Amish Pumpkin Pancakes Mix

1 c. flour
Pinch baking soda
2 tbsp. sugar
1/4 tsp. cinnamon
1/8 tsp. ginger
1/8 tsp. nutmeg
1 egg well-beaten
1 1/4 c. milk
2 tbsp. melted shortening
1/2 c. canned pumpkin or mashed sweet potato, cooked
Combine flour, soda, sugar and spices. Combine egg, shortening, pumpkin and milk; add to flour mixture, beating until smooth. Bake on hot, lightly greased griddle, turning only once. Serve hot with butter and syrup or powdered sugar.

Pumpkin Dump Cake!

1 29 oz. can pumpkin
3 eggs
1/2 c. brown sugar - 1/2 c. white sugar
1 12 oz. can evaporated milk
1 tsp. cinnamon - 1/2 tsp. ground ginger - 1/4 tsp. cloves
1 package yellow cake mix or spice cake mix
1/2 cup chopped pecans
1/2 cup melted butter or margarine
Preheat oven to 350. Grease a 9 x 13 pan. In a bowl mix everything except last 3 ingredients. Pour into pan. Sprinkle dry cake mix over top of pumpkin, then sprinkle pecans over mix. Drizzle butter all over the nut/mix. Bake for 50 - 60 minutes, the edges will be light brown. Good warm or cold with Cool Whip or Whipped Cream!

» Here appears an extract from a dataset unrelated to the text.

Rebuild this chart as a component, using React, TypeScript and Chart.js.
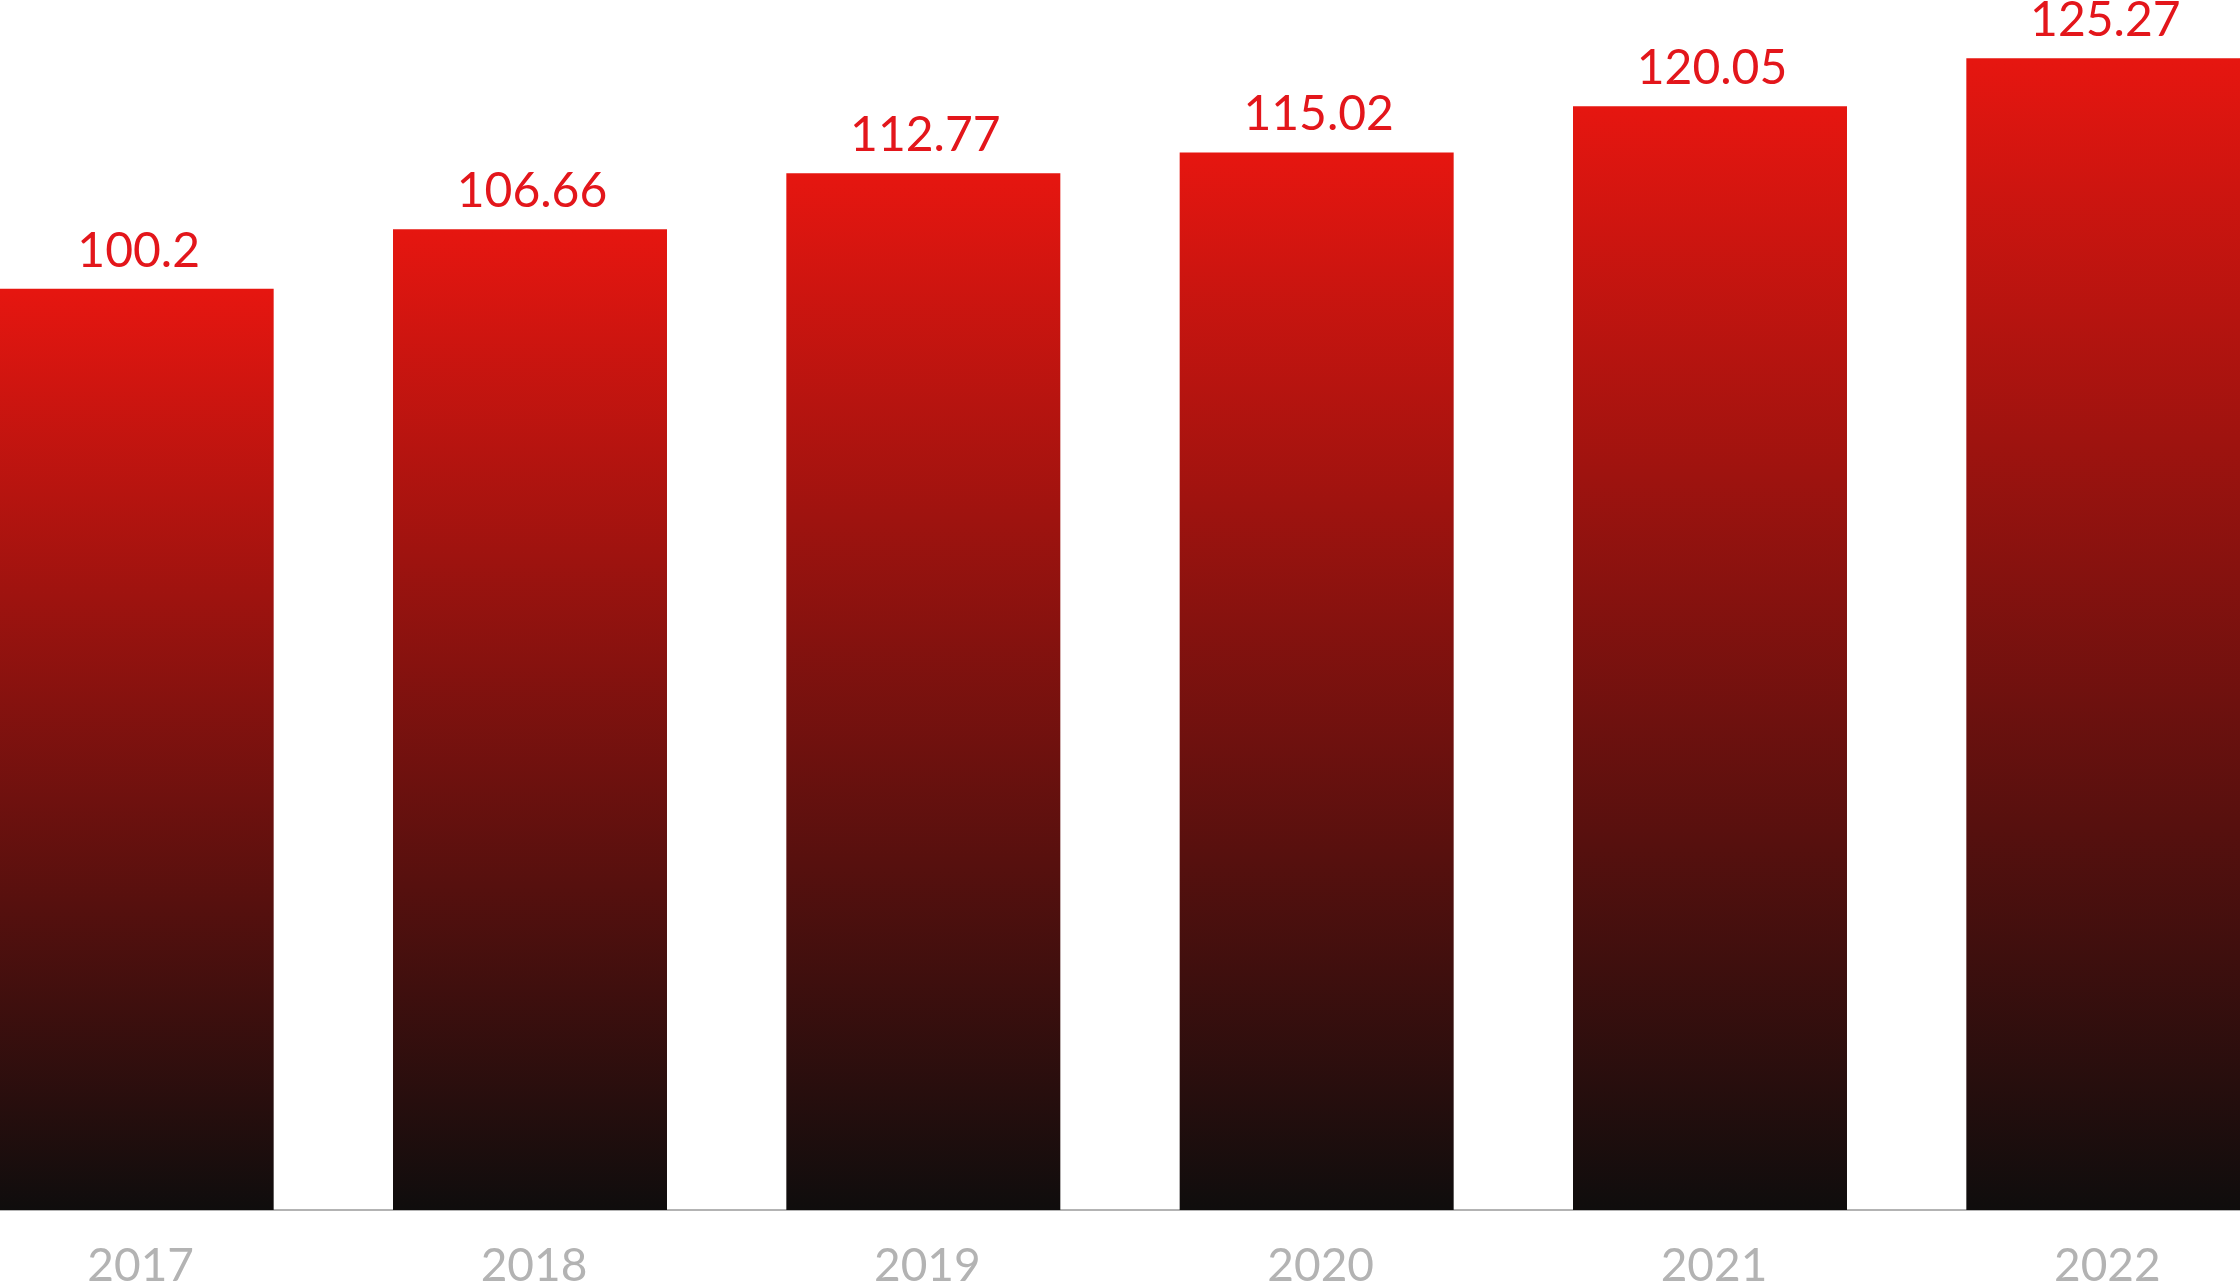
import React, { useEffect, useRef } from "react";
import { Chart, registerables } from "chart.js";

Chart.register(...registerables);

const years = ["2017", "2018", "2019", "2020", "2021", "2022"];
const values = [100.2, 106.66, 112.77, 115.02, 120.05, 125.27];
const valueLabels = ["100.2", "106.66", "112.77", "115.02", "120.05", "125.27"];

const TOP_COLOR = "#e61610";
const BOTTOM_COLOR = "#0f0d0d";
const LABEL_RED = "#e3161b";
const AXIS_GREY = "#b3b3b3";

const valueLabelPlugin = {
  id: "valueLabels",
  afterDatasetsDraw(chart: any) {
    const ctx = chart.ctx;
    const meta = chart.getDatasetMeta(0);
    ctx.save();
    ctx.font = "48px Lato";
    ctx.fillStyle = LABEL_RED;
    ctx.textAlign = "center";
    ctx.textBaseline = "alphabetic";
    meta.data.forEach((bar: any, i: number) => {
      ctx.fillText(valueLabels[i], bar.x + 2, bar.y - 22);
    });
    ctx.restore();
  },
};

export default function App() {
  const canvasRef = useRef<HTMLCanvasElement | null>(null);

  useEffect(() => {
    document.body.style.margin = "0";
    const canvas = canvasRef.current;
    if (!canvas) return;
    const chart = new Chart(canvas, {
      type: "bar",
      data: {
        labels: years,
        datasets: [
          {
            data: values,
            backgroundColor: (c: any) => {
              const ch = c.chart;
              if (!ch.chartArea || c.raw === undefined) return TOP_COLOR;
              const y = ch.scales.y;
              const top = y.getPixelForValue(c.raw);
              const bot = y.getPixelForValue(0);
              const g = ch.ctx.createLinearGradient(0, top, 0, bot);
              g.addColorStop(0, TOP_COLOR);
              g.addColorStop(1, BOTTOM_COLOR);
              return g;
            },
            borderWidth: 0,
            categoryPercentage: 1,
            barPercentage: 0.6966,
          },
        ],
      },
      options: {
        responsive: false,
        animation: false,
        devicePixelRatio: 1,
        layout: { padding: 0 },
        plugins: {
          legend: { display: false },
          tooltip: { enabled: false },
        },
        scales: {
          x: {
            grid: { display: false, drawTicks: false },
            border: { display: true, color: AXIS_GREY, width: 2 },
            ticks: {
              color: AXIS_GREY,
              font: { family: "Lato", size: 46 },
              padding: 29,
              labelOffset: 4,
            },
            afterFit: (scale: any) => {
              scale.height = 76;
            },
          },
          y: {
            display: false,
            min: 0,
            max: 131.6,
          },
        },
      },
      plugins: [valueLabelPlugin],
    });
    return () => chart.destroy();
  }, []);

  return (
    <div
      style={{
        position: "relative",
        width: 2240,
        height: 1286,
        overflow: "hidden",
        background: "#ffffff",
      }}
    >
      <canvas
        ref={canvasRef}
        width={2360}
        height={1286}
        style={{ position: "absolute", left: -60, top: 0, width: 2360, height: 1286 }}
      />
    </div>
  );
}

Pumpkin Honey Oatmeal Cookies

2 cups self-rising flour
1/2 teaspoon baking soda
3/4 cup cold butter, cut into bits, plus for the baking sheets
2 cups old-fashioned oats
3/4 cup packed light brown sugar
1/2 cup pumpkin puree
1/4 cup honey
Preheat the oven to 375 degrees and butter several baking sheets well. In a large bowl, stir together the flour and baking soda. Rub in the butter until the mixture resembles cornmeal. Mix in the oatmeal and sugar, crumbling any lumps with your fingers. Then stir in the pumpkin puree and honey. Work the dough together with your hands.
Shape the dough into balls about the size of walnuts. Place these on the prepared baking sheets, spacing them about 2 inches apart.
Bake for 9-11 minutes, until golden brown. Let cool for a minute before transferring cookies to a wire rack to cool completely.
Note: If you are unable to cook all the dough at once, keep it refrigerated while waiting for space in the oven.